Problem details: Work through the data below line by line and say how many lines hold "matplotlib"; give only the number.

----------

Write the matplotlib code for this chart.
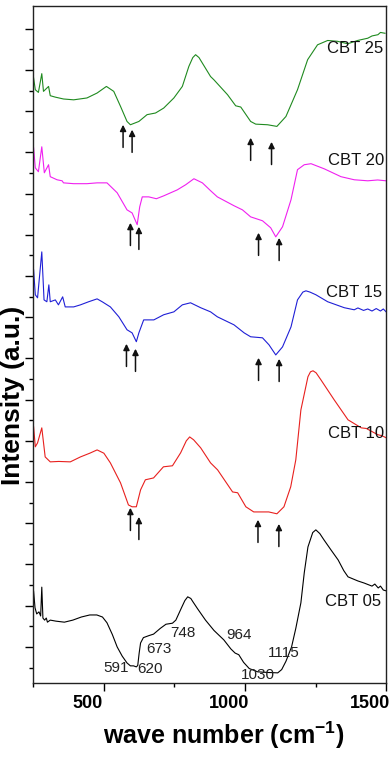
import matplotlib.pyplot as plt
from matplotlib.ticker import FixedLocator
from matplotlib.transforms import ScaledTranslation

plt.rcParams['font.family'] = ['Liberation Sans', 'DejaVu Sans']
plt.rcParams['mathtext.fontset'] = 'custom'
plt.rcParams['mathtext.rm'] = 'Liberation Sans'
plt.rcParams['mathtext.bf'] = 'Liberation Sans:bold'

# ---- spectra (stacked, arbitrary units) ----
wn_05 = [251, 256, 262, 270, 276, 280, 284, 290, 296, 300, 310, 330, 360, 390, 420, 450,
         475, 495, 511, 530, 547, 565, 582, 594, 605, 615, 620, 625, 630, 640, 660, 676,
         700, 720, 743, 755, 775, 787, 797, 808, 815, 832, 860, 890, 925, 950, 965, 978,
         995, 1015, 1045, 1080, 1116, 1130, 1145, 1165, 1180, 1198, 1210, 1223, 1240,
         1251, 1265, 1280, 1305, 1330, 1350, 1365, 1400, 1422, 1450, 1460, 1472, 1480,
         1490, 1500]
int_05 = [2.7, 1.9, 1.6, 1.7, 1.5, 2.9, 1.4, 1.3, 1.4, 1.2, 1.3, 1.25, 1.2, 1.3, 1.45, 1.55,
          1.55, 1.45, 1.17, 0.6, 0.0, -0.45, -0.78, -0.92, -0.92, -0.97, -0.9, -0.3, 0.19,
          0.45, 0.55, 0.62, 0.9, 1.1, 1.15, 1.3, 1.9, 2.25, 2.43, 2.35, 2.2, 1.85, 1.3, 0.8,
          0.34, -0.1, -0.3, -0.38, -0.75, -1.05, -1.21, -1.24, -1.26, -1.1, -0.7, 0.0, 0.9,
          2.14, 3.6, 4.85, 5.55, 5.68, 5.5, 5.19, 4.7, 4.22, 3.7, 3.40, 3.2, 3.1, 2.95,
          3.05, 2.86, 2.95, 2.76, 2.72]

wn_10 = [251, 257, 265, 280, 292, 310, 340, 381, 417, 450, 476, 500, 523, 559, 587, 600,
         615, 630, 647, 676, 711, 743, 772, 792, 804, 818, 843, 878, 903, 956, 974, 1003,
         1031, 1084, 1113, 1138, 1162, 1180, 1198, 1223, 1232, 1241, 1252, 1269, 1316,
         1365, 1412, 1430, 1458, 1470, 1485, 1500]
int_10 = [10.68, 9.71, 9.9, 10.63, 9.22, 8.98, 9.0, 8.98, 9.22, 9.4, 9.56, 9.4, 8.93,
          7.96, 6.89, 6.80, 6.80, 7.62, 8.11, 8.20, 8.74, 8.79, 9.42, 10.0, 10.19, 10.05,
          9.66, 8.93, 8.59, 7.52, 7.48, 6.80, 6.55, 6.55, 6.46, 6.80, 7.77, 9.08, 11.50,
          13.11, 13.35, 13.40, 13.3, 12.96, 11.99, 11.02, 10.63, 10.6, 10.39, 10.3, 10.25,
          10.15]

wn_15 = [251, 257, 265, 280, 288, 298, 305, 310, 328, 339, 354, 363, 393, 417, 446, 476,
         494, 523, 553, 582, 600, 615, 624, 641, 677, 712, 748, 778, 807, 843, 878, 902,
         961, 997, 1020, 1062, 1085, 1109, 1133, 1163, 1186, 1205, 1216, 1230, 1251, 1293,
         1352, 1387, 1400, 1420, 1435, 1450, 1465, 1480, 1490, 1500]
int_15 = [18.30, 17.09, 16.94, 19.17, 16.84, 16.75, 17.57, 16.75, 16.84, 16.60, 16.99,
          16.50, 16.50, 16.60, 16.75, 16.89, 16.75, 16.50, 16.02, 15.39, 15.24, 14.81,
          15.24, 15.87, 15.87, 16.12, 16.26, 16.60, 16.70, 16.46, 16.26, 16.02, 15.63,
          15.24, 15.05, 15.0, 14.66, 14.17, 14.56, 15.53, 16.84, 17.22, 17.28, 17.22,
          17.09, 16.75, 16.46, 16.36, 16.45, 16.33, 16.40, 16.30, 16.42, 16.30, 16.40,
          16.26]

wn_20 = [251, 257, 268, 280, 289, 304, 310, 334, 352, 357, 393, 440, 476, 511, 547, 582,
         600, 618, 627, 636, 659, 686, 712, 760, 790, 819, 849, 878, 902, 961, 991, 1020,
         1062, 1091, 1109, 1133, 1163, 1186, 1210, 1234, 1281, 1340, 1387, 1435, 1470, 1500]
int_20 = [24.22, 23.25, 23.06, 24.27, 23.01, 23.40, 22.82, 22.67, 22.62, 22.52, 22.48,
          22.48, 22.52, 22.52, 22.04, 21.21, 21.06, 20.49, 21.36, 21.84, 21.84, 21.75,
          21.89, 22.18, 22.43, 22.72, 22.52, 22.14, 21.84, 21.41, 21.21, 20.87, 20.68,
          20.34, 19.90, 20.39, 21.70, 23.16, 23.40, 23.45, 23.20, 22.82, 22.67, 22.62,
          22.66, 22.62]

wn_25 = [251, 257, 268, 280, 286, 304, 310, 328, 357, 393, 440, 476, 509, 535, 559, 582,
         594, 624, 653, 683, 712, 748, 778, 801, 815, 825, 837, 849, 878, 890, 938, 967,
         985, 1020, 1038, 1080, 1113, 1145, 1186, 1222, 1257, 1293, 1328, 1364, 1399, 1435,
         1450, 1471, 1480, 1496]
int_25 = [27.61, 27.04, 26.91, 27.82, 26.96, 27.20, 26.75, 26.68, 26.59, 26.55, 26.64,
          26.88, 27.20, 26.96, 26.23, 25.50, 25.34, 25.50, 25.83, 25.91, 26.15, 26.64,
          27.20, 28.17, 28.6, 28.74, 28.6, 28.33, 27.68, 27.52, 26.80, 26.26, 26.20, 25.50,
          25.37, 25.34, 25.26, 25.74, 27.04, 28.50, 29.22, 29.43, 29.39, 29.27, 29.43,
          29.54, 29.65, 29.71, 29.82, 29.78]

series = [
    ("CBT 05", wn_05, int_05, "black"),
    ("CBT 10", wn_10, int_10, "#e8201e"),
    ("CBT 15", wn_15, int_15, "#1f1fd6"),
    ("CBT 20", wn_20, int_20, "#f020f0"),
    ("CBT 25", wn_25, int_25, "#1f8a1f"),
]

# label positions (wave number, intensity)
label_x = [1383, 1393, 1385, 1393, 1390]
label_y = [2.18, 10.34, 17.22, 23.61, 29.02]

# band assignments on CBT 05
band_text = ["591", "620", "673", "748", "964", "1030", "1115"]
band_x = [544, 662, 694, 779, 978, 1045, 1138]
band_y = [-1.02, -1.07, -0.1, 0.68, 0.58, -1.36, -0.29]

# arrows: wave number and tip height
arrow_x = [568, 600, 1020, 1094,
           594, 624, 1048, 1121,
           580, 612, 1048, 1121,
           594, 624, 1046, 1120]
arrow_tip = [25.34, 25.10, 24.71, 24.51,
             20.58, 20.39, 20.10, 19.85,
             14.71, 14.47, 14.03, 13.98,
             6.75, 6.31, 6.17, 5.97]

fig = plt.figure(figsize=(3.92, 7.58), dpi=100)
ax = fig.add_axes([0.085, 0.099, 0.9, 0.893])

for name, x, y, c in series:
    ax.plot(x, y, color=c, lw=0.8)

for name, lx, ly in zip([s[0] for s in series], label_x, label_y):
    ax.text(lx, ly, name, fontsize=12, ha="center", va="center", color="#111111")

for t, bx, by in zip(band_text, band_x, band_y):
    ax.text(bx, by, t, fontsize=11, ha="center", va="center", color="#222222")

for ax_x, tip in zip(arrow_x, arrow_tip):
    ax.annotate("", xy=(ax_x, tip), xytext=(ax_x, tip - 1.1),
                arrowprops=dict(arrowstyle="-|>", color="#111111", lw=1.1,
                                mutation_scale=9, shrinkA=0, shrinkB=0))

ax.set_xlim(250, 1500)
ax.set_ylim(-1.75, 31.1)
ax.xaxis.set_major_locator(FixedLocator([500, 1000, 1500]))
ax.xaxis.set_minor_locator(FixedLocator([250, 750, 1250]))
ax.yaxis.set_major_locator(FixedLocator(list(range(0, 31, 2))))
ax.yaxis.set_minor_locator(FixedLocator(list(range(-1, 30, 2))))
ax.set_yticklabels([])
ax.tick_params(axis="both", which="major", direction="out", length=6, width=1)
ax.tick_params(axis="both", which="minor", direction="out", length=3, width=1)
ax.tick_params(axis="x", labelsize=13, pad=3)
shift = ScaledTranslation(-16 / 100, 0, fig.dpi_scale_trans)
for lab in ax.get_xticklabels():
    lab.set_fontweight("bold")
    lab.set_transform(lab.get_transform() + shift)
for sp in ax.spines.values():
    sp.set_linewidth(1)
    sp.set_color("#222222")

fig.text(224 / 392, 1 - 735 / 758, "wave number (cm$^{\\mathbf{-1}}$)",
         fontsize=18, fontweight="bold", ha="center", va="center")
fig.text(13 / 392, 1 - 395 / 758, "Intensity (a.u.)", rotation=90,
         fontsize=19, fontweight="bold", ha="center", va="center")

fig.savefig("out.png", dpi=100)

----------

Solution below: 4